Task: For the copy, please give all of the data again exactly and leave the pictures out.
--
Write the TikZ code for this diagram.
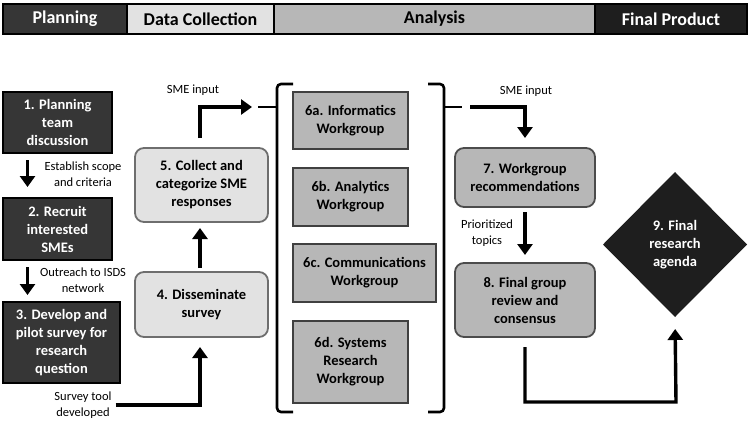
\documentclass[tikz,border=0pt]{standalone}
\usepackage{fontspec}
\setmainfont{Carlito}
\usepackage{tikz}
\usetikzlibrary{positioning,arrows.meta,shapes.geometric}

\definecolor{plangray}{HTML}{363636}
\definecolor{collgray}{HTML}{E2E2E2}
\definecolor{anagray}{HTML}{B7B7B7}
\definecolor{prodgray}{HTML}{1E1E1E}
\definecolor{rimgray}{HTML}{6E6E6E}

\tikzset{
  hdr/.style={draw=black, line width=1.5pt, outer sep=0pt, minimum height=30pt,
    font=\fontsize{18}{20}\selectfont\bfseries},
  planbox/.style={draw=black, fill=plangray, text=white, line width=1.2pt, align=center,
    font=\fontsize{14.5}{18}\selectfont\bfseries},
  collbox/.style={draw=rimgray, fill=collgray, line width=1.8pt, rounded corners=9pt,
    align=center, minimum width=133pt, font=\fontsize{14.5}{18}\selectfont\bfseries},
  wgbox/.style={draw=black!75, fill=anagray, line width=1.4pt, align=center,
    font=\fontsize{14.5}{18}\selectfont\bfseries},
  recbox/.style={draw=black!70, fill=anagray, line width=1.8pt, rounded corners=9pt,
    align=center, minimum width=140pt, font=\fontsize{14.5}{18}\selectfont\bfseries},
  note/.style={align=center, font=\fontsize{12.5}{16}\selectfont},
  flow/.style={line width=3.4pt, -{Triangle[width=15pt,length=11pt]}},
  bracket/.style={line width=2.6pt, rounded corners=4pt}
}

\begin{document}
\begin{tikzpicture}[x=1pt, y=-1pt, every node/.style={outer sep=0pt, inner sep=2pt}]
        \useasboundingbox (0,0) rectangle (750,423);

        % Phase header
        \node[hdr, fill=plangray, text=white, minimum width=124pt, anchor=west] (hplan) at (3,19) {Planning};
        \node[hdr, fill=collgray, minimum width=147pt, right=0pt of hplan] (hcoll) {Data Collection};
        \node[hdr, fill=anagray, minimum width=321pt, right=0pt of hcoll] (hana) {Analysis};
        \node[hdr, fill=prodgray, text=white, minimum width=152pt, right=0pt of hana] (hprod) {Final Product};
        \draw[line width=2.6pt] (hplan.north west) rectangle (hprod.south east);

        % Planning steps
        \node[planbox, minimum width=109pt, minimum height=61pt] (plan) at (57.5,122.5) {1. Planning\\team\\discussion};
        \node[planbox, minimum width=109pt, minimum height=62pt, below=45pt of plan] (recruit) {2. Recruit\\interested\\SMEs};
        \node[planbox, minimum width=117pt, minimum height=81pt, below=42pt of recruit.south west, anchor=north west] (develop)
        {3. Develop and\\pilot survey for\\research\\question};

        \node[note] (scope) at (83,174) {Establish scope\\and criteria};
        \node[note] (outreach) at (83,280) {Outreach to ISDS\\network};
        \node[note] (tool) at (83,405) {Survey tool\\developed};

        % Data collection steps
        \node[collbox, minimum height=65pt] (dissem) at (201.5,304.5) {4. Disseminate\\survey};
        \node[collbox, minimum height=74pt, above=50pt of dissem] (collect) {5. Collect and\\categorize SME\\responses};
        \node[note] (smeleft) at (193,90) {SME input};

        % Workgroups
        \node[wgbox, minimum width=115pt, minimum height=57pt] (informatics) at (350.5,120.5) {6a. Informatics\\Workgroup};
        \node[wgbox, minimum width=115pt, minimum height=58pt, below=19pt of informatics] (analytics) {6b. Analytics\\Workgroup};
        \node[wgbox, minimum width=143pt, minimum height=58pt, below=18pt of analytics.south west, anchor=north west] (comms)
        {6c. Communications\\Workgroup};
        \node[wgbox, minimum width=115pt, minimum height=82pt, below=19pt of comms.south west, anchor=north west] (systems)
        {6d. Systems\\Research\\Workgroup};

        % Brackets round the workgroups
        \coordinate (lbtip) at (258,107);
        \coordinate (rbtip) at (462,107);
        \draw[bracket] (293,84) -| (277,412) -- (293,412);
        \draw[bracket] (428,84) -| (444,412) -- (428,412);
        \draw[line width=2.6pt] (277,107) -- (lbtip);
        \draw[line width=2.6pt] (444,107) -- (rbtip);

        % Analysis and final product
        \node[recbox, minimum height=59pt] (recs) at (525,177.5) {7. Workgroup\\recommendations};
        \node[recbox, minimum height=74pt, below=56pt of recs] (review) {8. Final group\\review and\\consensus};
        \node[note] (smeright) at (526,91) {SME input};
        \node[note] (topics) at (487,233) {Prioritized\\topics};
        \node[diamond, fill=prodgray, text=white, align=center, minimum width=144pt, minimum height=145pt, inner sep=0pt,
          font=\fontsize{14.5}{18}\selectfont\bfseries] (agenda) at (675,244.5) {9. Final\\research\\agenda};
        \coordinate (bend) at (676,402);

        % Flow arrows
        \draw[flow, shorten <=7pt, shorten >=11pt] ([xshift=-30pt]plan.south) -- ([xshift=-30pt]recruit.north);
        \draw[flow, shorten <=7pt, shorten >=7pt] ([xshift=-30pt]recruit.south) -- ([xshift=-30pt]recruit.south |- develop.north);
        \draw[flow, shorten <=2pt, shorten >=10pt] (tool.east) -| ([xshift=-1.5pt]dissem.south);
        \draw[flow, shorten <=4pt, shorten >=6pt] ([xshift=-1.5pt]dissem.north) -- ([xshift=-1.5pt]collect.south);
        \draw[flow, shorten <=10pt, shorten >=6pt] ([xshift=-1.5pt]collect.north) |- (lbtip);
        \draw[flow, shorten <=8pt, shorten >=10pt] (rbtip) -| (recs.north);
        \draw[flow, shorten <=5pt, shorten >=8pt] (recs.south) -- (review.north);
        \draw[flow, shorten <=10pt, shorten >=12pt] (review.south) |- (bend) -- (agenda.south);
      \end{tikzpicture}
\end{document}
--
Solution below:
Write the TikZ code for this diagram.
\documentclass[tikz,border=0pt]{standalone}
\usepackage{fontspec}
\setmainfont{Carlito}
\usepackage{tikz}
\usetikzlibrary{positioning,arrows.meta,shapes.geometric}

\definecolor{plangray}{HTML}{363636}
\definecolor{collgray}{HTML}{E2E2E2}
\definecolor{anagray}{HTML}{B7B7B7}
\definecolor{prodgray}{HTML}{1E1E1E}
\definecolor{rimgray}{HTML}{6E6E6E}

\tikzset{
  hdr/.style={draw=black, line width=1.5pt, outer sep=0pt, minimum height=30pt,
    font=\fontsize{18}{20}\selectfont\bfseries},
  planbox/.style={draw=black, fill=plangray, text=white, line width=1.2pt, align=center,
    font=\fontsize{14.5}{18}\selectfont\bfseries},
  collbox/.style={draw=rimgray, fill=collgray, line width=1.8pt, rounded corners=9pt,
    align=center, minimum width=133pt, font=\fontsize{14.5}{18}\selectfont\bfseries},
  wgbox/.style={draw=black!75, fill=anagray, line width=1.4pt, align=center,
    font=\fontsize{14.5}{18}\selectfont\bfseries},
  recbox/.style={draw=black!70, fill=anagray, line width=1.8pt, rounded corners=9pt,
    align=center, minimum width=140pt, font=\fontsize{14.5}{18}\selectfont\bfseries},
  note/.style={align=center, font=\fontsize{12.5}{16}\selectfont},
  flow/.style={line width=3.4pt, -{Triangle[width=15pt,length=11pt]}},
  bracket/.style={line width=2.6pt, rounded corners=4pt}
}

\begin{document}
\begin{tikzpicture}[x=1pt, y=-1pt, every node/.style={outer sep=0pt, inner sep=2pt}]
        \useasboundingbox (0,0) rectangle (750,423);

        % Phase header
        \node[hdr, fill=plangray, text=white, minimum width=124pt, anchor=west] (hplan) at (3,19) {Planning};
        \node[hdr, fill=collgray, minimum width=147pt, right=0pt of hplan] (hcoll) {Data Collection};
        \node[hdr, fill=anagray, minimum width=321pt, right=0pt of hcoll] (hana) {Analysis};
        \node[hdr, fill=prodgray, text=white, minimum width=152pt, right=0pt of hana] (hprod) {Final Product};
        \draw[line width=2.6pt] (hplan.north west) rectangle (hprod.south east);

        % Planning steps
        \node[planbox, minimum width=109pt, minimum height=61pt] (plan) at (57.5,122.5) {1. Planning\\team\\discussion};
        \node[planbox, minimum width=109pt, minimum height=62pt, below=45pt of plan] (recruit) {2. Recruit\\interested\\SMEs};
        \node[planbox, minimum width=117pt, minimum height=81pt, below=42pt of recruit.south west, anchor=north west] (develop)
        {3. Develop and\\pilot survey for\\research\\question};

        \node[note] (scope) at (83,174) {Establish scope\\and criteria};
        \node[note] (outreach) at (83,280) {Outreach to ISDS\\network};
        \node[note] (tool) at (83,405) {Survey tool\\developed};

        % Data collection steps
        \node[collbox, minimum height=65pt] (dissem) at (201.5,304.5) {4. Disseminate\\survey};
        \node[collbox, minimum height=74pt, above=50pt of dissem] (collect) {5. Collect and\\categorize SME\\responses};
        \node[note] (smeleft) at (193,90) {SME input};

        % Workgroups
        \node[wgbox, minimum width=115pt, minimum height=57pt] (informatics) at (350.5,120.5) {6a. Informatics\\Workgroup};
        \node[wgbox, minimum width=115pt, minimum height=58pt, below=19pt of informatics] (analytics) {6b. Analytics\\Workgroup};
        \node[wgbox, minimum width=143pt, minimum height=58pt, below=18pt of analytics.south west, anchor=north west] (comms)
        {6c. Communications\\Workgroup};
        \node[wgbox, minimum width=115pt, minimum height=82pt, below=19pt of comms.south west, anchor=north west] (systems)
        {6d. Systems\\Research\\Workgroup};

        % Brackets round the workgroups
        \coordinate (lbtip) at (258,107);
        \coordinate (rbtip) at (462,107);
        \draw[bracket] (293,84) -| (277,412) -- (293,412);
        \draw[bracket] (428,84) -| (444,412) -- (428,412);
        \draw[line width=2.6pt] (277,107) -- (lbtip);
        \draw[line width=2.6pt] (444,107) -- (rbtip);

        % Analysis and final product
        \node[recbox, minimum height=59pt] (recs) at (525,177.5) {7. Workgroup\\recommendations};
        \node[recbox, minimum height=74pt, below=56pt of recs] (review) {8. Final group\\review and\\consensus};
        \node[note] (smeright) at (526,91) {SME input};
        \node[note] (topics) at (487,233) {Prioritized\\topics};
        \node[diamond, fill=prodgray, text=white, align=center, minimum width=144pt, minimum height=145pt, inner sep=0pt,
          font=\fontsize{14.5}{18}\selectfont\bfseries] (agenda) at (675,244.5) {9. Final\\research\\agenda};
        \coordinate (bend) at (676,402);

        % Flow arrows
        \draw[flow, shorten <=7pt, shorten >=11pt] ([xshift=-30pt]plan.south) -- ([xshift=-30pt]recruit.north);
        \draw[flow, shorten <=7pt, shorten >=7pt] ([xshift=-30pt]recruit.south) -- ([xshift=-30pt]recruit.south |- develop.north);
        \draw[flow, shorten <=2pt, shorten >=10pt] (tool.east) -| ([xshift=-1.5pt]dissem.south);
        \draw[flow, shorten <=4pt, shorten >=6pt] ([xshift=-1.5pt]dissem.north) -- ([xshift=-1.5pt]collect.south);
        \draw[flow, shorten <=10pt, shorten >=6pt] ([xshift=-1.5pt]collect.north) |- (lbtip);
        \draw[flow, shorten <=8pt, shorten >=10pt] (rbtip) -| (recs.north);
        \draw[flow, shorten <=5pt, shorten >=8pt] (recs.south) -- (review.north);
        \draw[flow, shorten <=10pt, shorten >=12pt] (review.south) |- (bend) -- (agenda.south);
      \end{tikzpicture}
\end{document}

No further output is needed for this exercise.